# [Requirement]
The required output consists solely of the lines from the top of the listing through the line containing "import * as", transcribed exactly.

* START Data excerpt *

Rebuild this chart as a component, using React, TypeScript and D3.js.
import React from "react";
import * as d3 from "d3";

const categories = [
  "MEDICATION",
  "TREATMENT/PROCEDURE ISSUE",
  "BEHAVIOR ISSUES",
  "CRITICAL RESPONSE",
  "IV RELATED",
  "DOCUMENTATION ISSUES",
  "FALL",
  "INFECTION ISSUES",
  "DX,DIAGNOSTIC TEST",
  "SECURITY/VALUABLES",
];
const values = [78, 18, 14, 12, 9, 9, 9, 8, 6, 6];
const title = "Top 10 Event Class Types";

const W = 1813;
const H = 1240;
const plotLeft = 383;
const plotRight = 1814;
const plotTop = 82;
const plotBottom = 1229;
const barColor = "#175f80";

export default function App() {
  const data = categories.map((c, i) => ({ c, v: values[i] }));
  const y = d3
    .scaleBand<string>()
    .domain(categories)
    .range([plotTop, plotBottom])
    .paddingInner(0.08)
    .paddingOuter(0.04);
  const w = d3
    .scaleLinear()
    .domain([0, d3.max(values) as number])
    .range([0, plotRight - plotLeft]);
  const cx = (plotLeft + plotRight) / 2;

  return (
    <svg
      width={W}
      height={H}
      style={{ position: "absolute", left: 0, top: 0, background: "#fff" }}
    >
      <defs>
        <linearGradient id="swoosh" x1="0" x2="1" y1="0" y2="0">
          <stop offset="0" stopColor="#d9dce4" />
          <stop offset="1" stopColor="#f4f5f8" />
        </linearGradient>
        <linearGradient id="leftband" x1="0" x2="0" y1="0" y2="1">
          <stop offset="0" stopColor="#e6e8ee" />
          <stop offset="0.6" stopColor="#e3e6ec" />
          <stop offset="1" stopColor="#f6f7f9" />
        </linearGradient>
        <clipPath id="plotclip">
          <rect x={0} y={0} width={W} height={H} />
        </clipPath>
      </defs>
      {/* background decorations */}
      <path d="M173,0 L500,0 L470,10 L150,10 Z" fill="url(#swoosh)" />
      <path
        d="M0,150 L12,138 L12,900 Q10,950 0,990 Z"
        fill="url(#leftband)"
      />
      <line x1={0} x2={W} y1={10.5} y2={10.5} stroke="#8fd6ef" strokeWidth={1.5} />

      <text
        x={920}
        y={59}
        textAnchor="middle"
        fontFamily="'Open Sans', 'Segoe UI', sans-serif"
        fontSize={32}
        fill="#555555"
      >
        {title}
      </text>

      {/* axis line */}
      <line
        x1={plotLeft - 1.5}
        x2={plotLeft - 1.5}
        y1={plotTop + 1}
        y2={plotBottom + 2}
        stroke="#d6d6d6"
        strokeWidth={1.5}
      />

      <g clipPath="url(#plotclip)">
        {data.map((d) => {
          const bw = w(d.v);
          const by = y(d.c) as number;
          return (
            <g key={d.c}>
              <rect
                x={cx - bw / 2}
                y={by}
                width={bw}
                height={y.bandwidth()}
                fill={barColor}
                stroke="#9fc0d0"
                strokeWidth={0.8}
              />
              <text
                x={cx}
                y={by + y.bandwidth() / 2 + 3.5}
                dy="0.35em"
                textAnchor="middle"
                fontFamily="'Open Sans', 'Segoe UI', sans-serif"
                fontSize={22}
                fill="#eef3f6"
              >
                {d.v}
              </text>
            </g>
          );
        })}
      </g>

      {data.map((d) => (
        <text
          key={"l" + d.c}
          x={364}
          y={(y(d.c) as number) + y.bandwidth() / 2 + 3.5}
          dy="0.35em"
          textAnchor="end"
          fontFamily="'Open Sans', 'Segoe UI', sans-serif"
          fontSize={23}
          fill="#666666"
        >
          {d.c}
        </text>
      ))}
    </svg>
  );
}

* END Data excerpt *

# [Final result]
Rebuild this chart as a component, using React, TypeScript and D3.js.
import React from "react";
import * as d3 from "d3";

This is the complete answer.